> **Work required**
Check each line of the records for "file"; collect those that have it.

> **Code that draws figures**
#####
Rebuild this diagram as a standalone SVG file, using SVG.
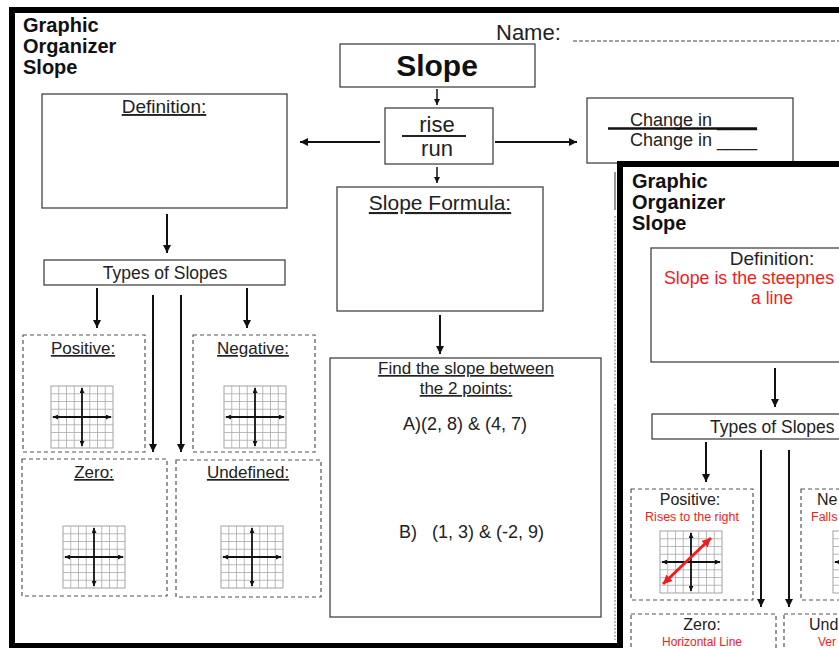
<svg xmlns="http://www.w3.org/2000/svg" width="839" height="648" viewBox="0 0 839 648">
<style>
text{font-family:"Liberation Sans",Arial,sans-serif;fill:#222}
.ttl{font-weight:bold;font-size:20px;fill:#111}
.box{fill:#fff;stroke:#444;stroke-width:1.3}
.dash{fill:#fff;stroke:#555;stroke-width:1.2;stroke-dasharray:4 3}
.lbl{font-size:18px;text-anchor:middle}
.u{text-decoration:underline}
.red{fill:#f21c1c}
.conn line{stroke:#111;stroke-width:2;marker-end:url(#ah)}
.conn line.s{stroke-width:1.5;marker-end:url(#ahs)}
</style>
<defs>
<marker id="ah" viewBox="0 0 10 10" refX="10" refY="5" markerWidth="8" markerHeight="8" markerUnits="userSpaceOnUse" orient="auto-start-reverse"><path d="M0,0 L10,5 L0,10 z" fill="#111"/></marker>
<marker id="ahs" viewBox="0 0 10 10" refX="10" refY="5" markerWidth="6" markerHeight="6" markerUnits="userSpaceOnUse" orient="auto-start-reverse"><path d="M0,0 L10,5 L0,10 z" fill="#111"/></marker>
<marker id="gh" viewBox="0 0 10 10" refX="10" refY="5" markerWidth="5" markerHeight="5" markerUnits="userSpaceOnUse" orient="auto-start-reverse"><path d="M0,0 L10,5 L0,10 z" fill="#111"/></marker>
<marker id="rh" viewBox="0 0 10 10" refX="10" refY="5" markerWidth="9" markerHeight="9" markerUnits="userSpaceOnUse" orient="auto-start-reverse"><path d="M0,0 L10,5 L0,10 z" fill="#f21c1c"/></marker>
<g id="grid">
<rect width="62" height="62" fill="#fff" stroke="#999" stroke-width="0.9"/>
<path d="M7.75,0V62M15.5,0V62M23.25,0V62M31,0V62M38.75,0V62M46.5,0V62M54.25,0V62M0,7.75H62M0,15.5H62M0,23.25H62M0,31H62M0,38.75H62M0,46.5H62M0,54.25H62" stroke="#aaa" stroke-width="0.8" fill="none"/>
<line x1="31" y1="2" x2="31" y2="60" stroke="#111" stroke-width="1.8" marker-start="url(#gh)" marker-end="url(#gh)"/>
<line x1="2" y1="31" x2="60" y2="31" stroke="#111" stroke-width="1.8" marker-start="url(#gh)" marker-end="url(#gh)"/>
</g>
</defs>
<rect width="839" height="648" fill="#fff"/>

<!-- back page -->
<g id="back-page">
<rect x="12" y="10" width="900" height="636" fill="#fff" stroke="#000" stroke-width="6"/>
<text class="ttl" x="23" y="32">Graphic</text>
<text class="ttl" x="23" y="53">Organizer</text>
<text class="ttl" x="23" y="74">Slope</text>
<text x="496" y="40" style="font-size:22px">Name:</text>
<line x1="573" y1="41" x2="839" y2="41" stroke="#444" stroke-width="1" stroke-dasharray="4 2"/>
<line x1="615" y1="172" x2="615" y2="210" stroke="#555" stroke-width="1.2"/>
<line x1="615" y1="216" x2="615" y2="401" stroke="#777" stroke-width="1" stroke-dasharray="2 1.5"/>
<line x1="615" y1="404" x2="615" y2="640" stroke="#777" stroke-width="1" stroke-dasharray="2 1.5"/>
</g>

<g id="node-slope">
<rect class="box" x="340" y="44" width="195" height="43"/>
<text x="437" y="76" style="font-size:30px;font-weight:bold;text-anchor:middle;fill:#111">Slope</text>
</g>

<g id="node-riserun">
<rect class="box" x="385" y="108" width="108" height="56"/>
<text class="lbl" x="437" y="132" style="font-size:22px">rise</text>
<line x1="402" y1="136" x2="466" y2="136" stroke="#222" stroke-width="2"/>
<text class="lbl" x="437" y="156" style="font-size:22px">run</text>
</g>

<g id="node-change">
<rect class="box" x="587" y="98" width="206" height="65"/>
<text x="630" y="126" style="font-size:18px">Change in ____</text>
<line x1="608" y1="128.5" x2="757" y2="128.5" stroke="#111" stroke-width="2.5"/>
<text x="630" y="146" style="font-size:18px">Change in ____</text>
</g>

<g id="node-definition">
<rect class="box" x="42" y="94" width="245" height="114"/>
<text class="lbl u" x="164" y="113" style="font-size:19px">Definition:</text>
</g>

<g id="node-types">
<rect class="box" x="44" y="260" width="241" height="25"/>
<text class="lbl" x="165" y="279" style="font-size:17.5px">Types of Slopes</text>
</g>

<g id="node-positive">
<rect class="dash" x="23" y="335" width="122" height="117"/>
<text class="lbl u" x="83" y="354" style="font-size:17px">Positive:</text>
<use href="#grid" x="51" y="386"/>
</g>

<g id="node-negative">
<rect class="dash" x="193" y="335" width="122" height="117"/>
<text class="lbl u" x="253" y="354" style="font-size:17px">Negative:</text>
<use href="#grid" x="224" y="386"/>
</g>

<g id="node-zero">
<rect class="dash" x="22" y="459" width="145" height="137"/>
<text class="lbl u" x="94" y="478" style="font-size:17px">Zero:</text>
<use href="#grid" x="63" y="526"/>
</g>

<g id="node-undefined">
<rect class="dash" x="176" y="460" width="145" height="137"/>
<text class="lbl u" x="248" y="478" style="font-size:17px">Undefined:</text>
<use href="#grid" x="221" y="526"/>
</g>

<g id="node-formula">
<rect class="box" x="337" y="187" width="206" height="124"/>
<text class="lbl u" x="440" y="210" style="font-size:21px">Slope Formula:</text>
</g>

<g id="node-find">
<rect class="box" x="330" y="358" width="271" height="259"/>
<text class="lbl u" x="466" y="374" style="font-size:17px">Find the slope between</text>
<text class="lbl u" x="466" y="394" style="font-size:17px">the 2 points:</text>
<text class="lbl" x="465" y="430" style="font-size:18px">A)(2, 8) &amp; (4, 7)</text>
<text x="399" y="538" style="font-size:18px" xml:space="preserve">B)   (1, 3) &amp; (-2, 9)</text>
</g>

<g id="connectors" class="conn">
<line class="s" x1="437" y1="89" x2="437" y2="105"/>
<line class="s" x1="437" y1="167" x2="437" y2="183"/>
<line x1="380" y1="142" x2="300" y2="142"/>
<line x1="495" y1="142" x2="577" y2="142"/>
<line x1="440" y1="315" x2="440" y2="354"/>
<line x1="167" y1="214" x2="167" y2="253"/>
<line x1="97" y1="288" x2="97" y2="328"/>
<line x1="247" y1="288" x2="247" y2="328"/>
<line x1="153" y1="295" x2="153" y2="452"/>
<line x1="181" y1="295" x2="181" y2="452"/>
</g>

<!-- front page -->
<g id="front-page">
<rect x="620" y="164" width="400" height="600" fill="#fff" stroke="#000" stroke-width="6"/>
<text class="ttl" x="632" y="188">Graphic</text>
<text class="ttl" x="632" y="209">Organizer</text>
<text class="ttl" x="632" y="230">Slope</text>
</g>

<g id="front-definition">
<rect class="box" x="651" y="248" width="260" height="114"/>
<text class="lbl" x="772" y="265" style="font-size:19px">Definition:</text>
<text class="red" x="664" y="284" style="font-size:17.8px">Slope is the steepnes</text>
<text class="lbl red" x="772" y="304" style="font-size:17.5px">a line</text>
</g>

<g id="front-types">
<rect class="box" x="652" y="414" width="260" height="25"/>
<text x="710" y="433" style="font-size:17.5px">Types of Slopes</text>
</g>

<g id="front-positive">
<rect class="dash" x="631" y="489" width="122" height="111"/>
<text class="lbl" x="690" y="505" style="font-size:16px">Positive:</text>
<text class="lbl red" x="692" y="521" style="font-size:12.5px">Rises to the right</text>
<use href="#grid" x="660" y="531"/>
<line x1="663" y1="584" x2="711" y2="538" stroke="#f21c1c" stroke-width="3" marker-start="url(#rh)" marker-end="url(#rh)"/>
</g>

<g id="front-negative">
<rect class="dash" x="801" y="489" width="122" height="111"/>
<text x="817" y="505" style="font-size:16px">Ne</text>
<text class="red" x="811" y="521" style="font-size:12.5px">Falls</text>
<use href="#grid" x="833" y="531"/>
</g>

<g id="front-zero">
<rect class="dash" x="631" y="614" width="145" height="120"/>
<text class="lbl" x="702" y="630" style="font-size:16px">Zero:</text>
<text class="lbl red" x="702" y="646" style="font-size:12px">Horizontal Line</text>
</g>

<g id="front-undefined">
<rect class="dash" x="784" y="614" width="145" height="120"/>
<text x="809" y="630" style="font-size:16px">Und</text>
<text class="red" x="818" y="646" style="font-size:12px">Ver</text>
</g>

<g id="front-connectors" class="conn">
<line x1="775" y1="368" x2="775" y2="407"/>
<line x1="706" y1="442" x2="706" y2="482"/>
<line x1="761" y1="450" x2="761" y2="607"/>
<line x1="789" y1="450" x2="789" y2="607"/>
</g>
</svg>
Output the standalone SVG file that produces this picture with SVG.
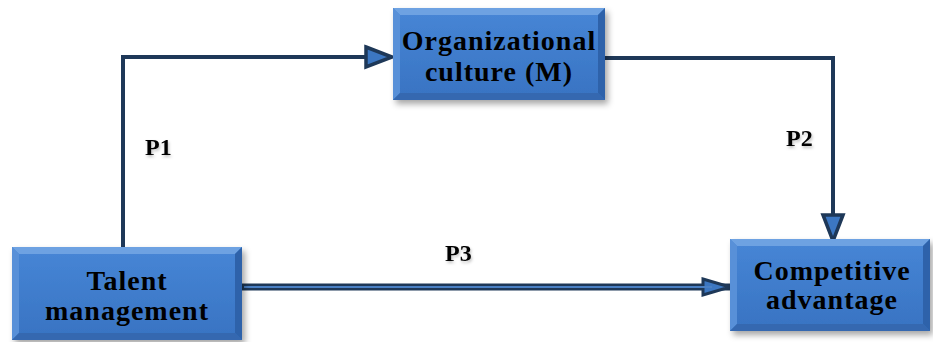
<svg xmlns="http://www.w3.org/2000/svg" width="933" height="342" viewBox="0 0 933 342">
  <defs>
    <linearGradient id="face" x1="0" y1="0" x2="0" y2="1">
      <stop offset="0" stop-color="#4786d6"/>
      <stop offset="1" stop-color="#3873c2"/>
    </linearGradient>
    <filter id="shadow" x="-10%" y="-10%" width="125%" height="130%">
      <feDropShadow dx="3" dy="4" stdDeviation="3" flood-color="#000" flood-opacity="0.35"/>
    </filter>
    <filter id="tshadow" x="-20%" y="-20%" width="150%" height="160%">
      <feDropShadow dx="1" dy="2" stdDeviation="1.5" flood-color="#000" flood-opacity="0.25"/>
    </filter>
    <marker id="arrow" markerUnits="userSpaceOnUse" markerWidth="32" markerHeight="26" viewBox="0 0 32 26" refX="29" refY="13" orient="auto">
      <path d="M3,3 L29,13 L3,23 Z" fill="#3c77c2" stroke="#1e3858" stroke-width="3.5" stroke-linejoin="miter"/>
    </marker>
    <marker id="arrow2" markerUnits="userSpaceOnUse" markerWidth="32" markerHeight="22" viewBox="0 0 32 22" refX="30" refY="11" orient="auto">
      <path d="M3,3 L30,11 L3,19 Z" fill="#3c77c2" stroke="#1e3858" stroke-width="3" stroke-linejoin="miter"/>
    </marker>
  </defs>
  <style>
    .face { fill: url(#face); }
    .bt { fill: #6ea2e2; }
    .bl { fill: #5890d8; }
    .br { fill: #2d62aa; }
    .bb { fill: #3468b0; }
    .box { filter: url(#shadow); }
    .node text { font-family: "Liberation Serif", "Times New Roman", serif; font-weight: bold; font-size: 28px; fill: #000; text-anchor: middle; letter-spacing: 1px; }
    .lbl { font-family: "Liberation Serif", "Times New Roman", serif; font-weight: bold; font-size: 24px; fill: #000; filter: url(#tshadow); }
    .conn { fill: none; stroke: #1e3858; stroke-width: 4; stroke-linejoin: miter; }
  </style>
  <rect width="933" height="342" fill="#ffffff"/>

  <g id="connectors">
    <path class="conn" d="M123,249 L123,57 L392,57" marker-end="url(#arrow)"/>
    <path class="conn" d="M605,58 L833,58 L833,241" marker-end="url(#arrow)"/>
    <line x1="242" y1="287" x2="730" y2="287" stroke="#1e3858" stroke-width="7" marker-end="url(#arrow2)"/>
    <line x1="244" y1="287" x2="712" y2="287" stroke="#4a80c4" stroke-width="2"/>
  </g>

  <g id="node-org" class="node">
    <g class="box">
      <rect x="393" y="8" width="212" height="92" class="face"/>
      <polygon class="bt" points="393,8 605,8 598,15 400,15"/>
      <polygon class="bl" points="393,8 400,15 400,93 393,100"/>
      <polygon class="br" points="605,8 605,100 598,93 598,15"/>
      <polygon class="bb" points="393,100 605,100 598,93 400,93"/>
    </g>
    <text x="499" y="50">Organizational</text>
    <text x="499" y="81">culture (M)</text>
  </g>

  <g id="node-talent" class="node">
    <g class="box">
      <rect x="12" y="247" width="230" height="93" class="face"/>
      <polygon class="bt" points="12,247 242,247 235,254 19,254"/>
      <polygon class="bl" points="12,247 19,254 19,333 12,340"/>
      <polygon class="br" points="242,247 242,340 235,333 235,254"/>
      <polygon class="bb" points="12,340 242,340 235,333 19,333"/>
    </g>
    <text x="127" y="290">Talent</text>
    <text x="127" y="320">management</text>
  </g>

  <g id="node-comp" class="node">
    <g class="box">
      <rect x="730" y="239" width="200" height="92" class="face"/>
      <polygon class="bt" points="730,239 930,239 923,246 737,246"/>
      <polygon class="bl" points="730,239 737,246 737,324 730,331"/>
      <polygon class="br" points="930,239 930,331 923,324 923,246"/>
      <polygon class="bb" points="730,331 930,331 923,324 737,324"/>
    </g>
    <text x="832" y="280">Competitive</text>
    <text x="832" y="309">advantage</text>
  </g>

  <g id="labels">
    <text class="lbl" x="145" y="155">P1</text>
    <text class="lbl" x="786" y="146">P2</text>
    <text class="lbl" x="445" y="261">P3</text>
  </g>
</svg>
#####
> **The result**
Rebuild this diagram as a standalone SVG file, using SVG.
Output the standalone SVG file that produces this picture with SVG.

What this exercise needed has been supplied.